> **AVAILABLE DATA**
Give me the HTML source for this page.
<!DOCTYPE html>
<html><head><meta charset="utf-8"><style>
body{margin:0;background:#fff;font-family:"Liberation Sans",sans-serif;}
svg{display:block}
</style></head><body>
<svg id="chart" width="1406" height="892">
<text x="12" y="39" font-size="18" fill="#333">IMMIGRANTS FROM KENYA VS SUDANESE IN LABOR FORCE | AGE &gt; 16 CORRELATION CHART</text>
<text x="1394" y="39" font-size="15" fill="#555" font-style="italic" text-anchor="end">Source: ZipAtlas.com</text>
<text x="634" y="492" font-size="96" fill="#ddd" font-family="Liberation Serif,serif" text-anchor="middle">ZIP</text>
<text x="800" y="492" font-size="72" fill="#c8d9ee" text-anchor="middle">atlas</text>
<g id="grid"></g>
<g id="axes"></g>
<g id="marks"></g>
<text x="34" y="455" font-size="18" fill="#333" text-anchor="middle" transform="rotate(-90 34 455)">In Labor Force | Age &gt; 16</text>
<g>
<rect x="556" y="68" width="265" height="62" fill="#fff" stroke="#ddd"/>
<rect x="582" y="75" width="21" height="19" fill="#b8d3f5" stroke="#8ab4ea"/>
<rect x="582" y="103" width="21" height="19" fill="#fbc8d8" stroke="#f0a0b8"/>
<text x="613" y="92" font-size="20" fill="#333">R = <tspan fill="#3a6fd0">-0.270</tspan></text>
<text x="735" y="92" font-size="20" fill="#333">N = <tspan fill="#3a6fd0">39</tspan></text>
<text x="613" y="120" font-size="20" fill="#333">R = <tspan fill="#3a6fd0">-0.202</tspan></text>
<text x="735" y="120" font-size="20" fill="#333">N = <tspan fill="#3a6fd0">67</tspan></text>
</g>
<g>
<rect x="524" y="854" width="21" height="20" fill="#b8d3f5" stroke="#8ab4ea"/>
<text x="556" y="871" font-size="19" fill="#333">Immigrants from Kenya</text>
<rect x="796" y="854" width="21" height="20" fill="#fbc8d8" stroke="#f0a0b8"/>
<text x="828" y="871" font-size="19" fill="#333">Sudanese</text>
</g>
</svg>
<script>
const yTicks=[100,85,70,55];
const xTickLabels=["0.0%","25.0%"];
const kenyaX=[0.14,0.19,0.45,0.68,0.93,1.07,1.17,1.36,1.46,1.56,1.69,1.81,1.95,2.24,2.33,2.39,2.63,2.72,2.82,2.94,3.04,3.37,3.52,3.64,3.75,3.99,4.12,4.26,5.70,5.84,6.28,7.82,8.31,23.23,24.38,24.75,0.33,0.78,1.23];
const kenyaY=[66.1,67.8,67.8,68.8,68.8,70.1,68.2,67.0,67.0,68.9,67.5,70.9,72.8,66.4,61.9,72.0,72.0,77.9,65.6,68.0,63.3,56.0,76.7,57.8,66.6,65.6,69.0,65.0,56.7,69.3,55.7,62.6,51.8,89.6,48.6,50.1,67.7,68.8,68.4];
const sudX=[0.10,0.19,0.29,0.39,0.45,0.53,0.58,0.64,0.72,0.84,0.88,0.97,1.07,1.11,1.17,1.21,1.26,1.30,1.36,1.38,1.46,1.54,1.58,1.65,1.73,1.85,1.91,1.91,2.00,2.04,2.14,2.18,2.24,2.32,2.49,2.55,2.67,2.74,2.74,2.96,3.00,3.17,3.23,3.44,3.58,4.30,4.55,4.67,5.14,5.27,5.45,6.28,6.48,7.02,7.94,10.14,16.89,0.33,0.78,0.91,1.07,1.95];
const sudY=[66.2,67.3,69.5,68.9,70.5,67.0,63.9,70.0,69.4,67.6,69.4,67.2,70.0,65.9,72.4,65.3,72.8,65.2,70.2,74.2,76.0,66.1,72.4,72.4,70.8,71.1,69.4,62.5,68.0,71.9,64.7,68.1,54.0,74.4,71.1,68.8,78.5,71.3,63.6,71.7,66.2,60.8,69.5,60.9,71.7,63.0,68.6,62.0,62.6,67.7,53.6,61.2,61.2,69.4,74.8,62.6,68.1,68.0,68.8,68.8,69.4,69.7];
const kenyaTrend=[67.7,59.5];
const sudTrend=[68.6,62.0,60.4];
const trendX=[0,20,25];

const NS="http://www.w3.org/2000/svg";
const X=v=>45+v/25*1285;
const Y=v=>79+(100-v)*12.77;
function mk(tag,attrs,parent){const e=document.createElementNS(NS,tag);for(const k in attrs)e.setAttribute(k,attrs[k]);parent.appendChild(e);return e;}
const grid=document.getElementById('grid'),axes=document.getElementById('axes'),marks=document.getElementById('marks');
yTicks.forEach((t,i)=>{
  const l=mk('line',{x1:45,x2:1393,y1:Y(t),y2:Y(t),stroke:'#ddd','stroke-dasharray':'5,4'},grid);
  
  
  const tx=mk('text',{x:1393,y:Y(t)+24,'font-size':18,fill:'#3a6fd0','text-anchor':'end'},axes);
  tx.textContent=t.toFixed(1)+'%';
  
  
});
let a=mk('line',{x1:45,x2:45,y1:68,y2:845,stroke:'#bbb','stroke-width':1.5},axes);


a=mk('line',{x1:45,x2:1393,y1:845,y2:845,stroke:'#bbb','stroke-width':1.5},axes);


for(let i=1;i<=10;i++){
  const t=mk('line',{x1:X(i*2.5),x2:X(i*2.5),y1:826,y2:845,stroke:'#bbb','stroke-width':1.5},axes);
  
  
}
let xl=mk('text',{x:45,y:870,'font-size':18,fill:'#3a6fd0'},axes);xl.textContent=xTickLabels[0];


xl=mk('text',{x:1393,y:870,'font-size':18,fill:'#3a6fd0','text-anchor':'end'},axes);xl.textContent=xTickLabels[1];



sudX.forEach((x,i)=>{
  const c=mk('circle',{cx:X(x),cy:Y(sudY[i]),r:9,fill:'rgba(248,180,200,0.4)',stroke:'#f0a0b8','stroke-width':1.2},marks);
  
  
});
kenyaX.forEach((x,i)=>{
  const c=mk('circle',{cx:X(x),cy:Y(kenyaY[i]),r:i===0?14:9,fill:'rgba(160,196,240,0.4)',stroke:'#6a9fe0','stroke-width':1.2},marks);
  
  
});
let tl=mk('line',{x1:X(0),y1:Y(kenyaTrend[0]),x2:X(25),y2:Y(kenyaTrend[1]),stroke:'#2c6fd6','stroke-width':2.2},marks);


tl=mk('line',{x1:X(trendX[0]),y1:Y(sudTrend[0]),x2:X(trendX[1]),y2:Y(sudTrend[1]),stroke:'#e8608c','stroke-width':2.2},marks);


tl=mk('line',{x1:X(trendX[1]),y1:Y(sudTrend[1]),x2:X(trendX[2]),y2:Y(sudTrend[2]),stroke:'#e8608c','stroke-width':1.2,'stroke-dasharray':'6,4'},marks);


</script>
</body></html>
* * *
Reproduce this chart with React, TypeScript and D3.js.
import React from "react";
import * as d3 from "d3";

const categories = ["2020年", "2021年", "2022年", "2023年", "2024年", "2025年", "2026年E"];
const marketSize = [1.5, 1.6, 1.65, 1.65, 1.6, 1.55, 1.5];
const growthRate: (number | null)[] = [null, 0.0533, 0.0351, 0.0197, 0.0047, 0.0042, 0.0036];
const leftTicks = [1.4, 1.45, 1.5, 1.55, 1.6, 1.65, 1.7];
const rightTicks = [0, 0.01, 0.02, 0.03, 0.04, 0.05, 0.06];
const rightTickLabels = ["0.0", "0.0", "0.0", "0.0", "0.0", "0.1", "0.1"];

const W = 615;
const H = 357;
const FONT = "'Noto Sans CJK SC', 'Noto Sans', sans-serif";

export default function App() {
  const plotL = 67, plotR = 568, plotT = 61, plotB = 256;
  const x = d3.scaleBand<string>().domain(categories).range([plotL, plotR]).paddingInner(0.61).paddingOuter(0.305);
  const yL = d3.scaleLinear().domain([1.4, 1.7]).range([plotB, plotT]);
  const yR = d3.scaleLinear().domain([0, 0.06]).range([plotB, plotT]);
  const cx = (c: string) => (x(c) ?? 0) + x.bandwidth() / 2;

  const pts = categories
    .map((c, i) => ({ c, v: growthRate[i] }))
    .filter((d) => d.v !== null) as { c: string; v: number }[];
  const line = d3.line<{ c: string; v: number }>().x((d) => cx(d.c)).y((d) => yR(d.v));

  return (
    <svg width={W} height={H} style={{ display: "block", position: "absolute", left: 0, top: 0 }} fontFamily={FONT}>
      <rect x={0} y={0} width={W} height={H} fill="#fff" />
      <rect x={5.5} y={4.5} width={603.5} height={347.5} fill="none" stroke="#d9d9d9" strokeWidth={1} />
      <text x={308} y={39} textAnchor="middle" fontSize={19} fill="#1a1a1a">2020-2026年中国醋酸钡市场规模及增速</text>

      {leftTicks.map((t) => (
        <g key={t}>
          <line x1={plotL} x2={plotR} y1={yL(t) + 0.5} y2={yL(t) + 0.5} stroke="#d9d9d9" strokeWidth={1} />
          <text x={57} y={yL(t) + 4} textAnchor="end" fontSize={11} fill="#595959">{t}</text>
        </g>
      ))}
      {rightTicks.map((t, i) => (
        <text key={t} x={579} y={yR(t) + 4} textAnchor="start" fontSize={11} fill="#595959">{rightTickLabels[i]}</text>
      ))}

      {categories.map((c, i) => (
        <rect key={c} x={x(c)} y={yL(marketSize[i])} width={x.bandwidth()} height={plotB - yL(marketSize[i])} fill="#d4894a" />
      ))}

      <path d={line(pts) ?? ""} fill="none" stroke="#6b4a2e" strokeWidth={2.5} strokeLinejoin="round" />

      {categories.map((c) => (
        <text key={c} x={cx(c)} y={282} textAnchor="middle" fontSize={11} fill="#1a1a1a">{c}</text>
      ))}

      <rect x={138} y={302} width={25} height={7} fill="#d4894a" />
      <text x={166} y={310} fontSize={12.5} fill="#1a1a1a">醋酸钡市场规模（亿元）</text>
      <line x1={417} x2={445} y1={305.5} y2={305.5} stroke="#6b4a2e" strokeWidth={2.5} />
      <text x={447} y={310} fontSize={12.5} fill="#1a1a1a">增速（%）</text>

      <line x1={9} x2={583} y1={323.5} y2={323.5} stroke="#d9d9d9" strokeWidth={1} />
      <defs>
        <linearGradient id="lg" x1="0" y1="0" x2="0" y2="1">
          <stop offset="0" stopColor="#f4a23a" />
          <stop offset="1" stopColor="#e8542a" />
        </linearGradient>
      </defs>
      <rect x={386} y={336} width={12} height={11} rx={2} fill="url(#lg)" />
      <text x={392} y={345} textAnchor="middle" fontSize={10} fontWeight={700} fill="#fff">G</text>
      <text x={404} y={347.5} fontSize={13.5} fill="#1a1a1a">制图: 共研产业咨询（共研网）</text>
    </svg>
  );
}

> **TASK DIRECTIONS**
Output nothing except the lines from the line with "Reproduce this chart" through the line with "cx(d.c)).y((d) => yR(d.v));", copied exactly, end lines included.

> **PROBLEM SOLUTION**
Reproduce this chart with React, TypeScript and D3.js.
import React from "react";
import * as d3 from "d3";

const categories = ["2020年", "2021年", "2022年", "2023年", "2024年", "2025年", "2026年E"];
const marketSize = [1.5, 1.6, 1.65, 1.65, 1.6, 1.55, 1.5];
const growthRate: (number | null)[] = [null, 0.0533, 0.0351, 0.0197, 0.0047, 0.0042, 0.0036];
const leftTicks = [1.4, 1.45, 1.5, 1.55, 1.6, 1.65, 1.7];
const rightTicks = [0, 0.01, 0.02, 0.03, 0.04, 0.05, 0.06];
const rightTickLabels = ["0.0", "0.0", "0.0", "0.0", "0.0", "0.1", "0.1"];

const W = 615;
const H = 357;
const FONT = "'Noto Sans CJK SC', 'Noto Sans', sans-serif";

export default function App() {
  const plotL = 67, plotR = 568, plotT = 61, plotB = 256;
  const x = d3.scaleBand<string>().domain(categories).range([plotL, plotR]).paddingInner(0.61).paddingOuter(0.305);
  const yL = d3.scaleLinear().domain([1.4, 1.7]).range([plotB, plotT]);
  const yR = d3.scaleLinear().domain([0, 0.06]).range([plotB, plotT]);
  const cx = (c: string) => (x(c) ?? 0) + x.bandwidth() / 2;

  const pts = categories
    .map((c, i) => ({ c, v: growthRate[i] }))
    .filter((d) => d.v !== null) as { c: string; v: number }[];
  const line = d3.line<{ c: string; v: number }>().x((d) => cx(d.c)).y((d) => yR(d.v));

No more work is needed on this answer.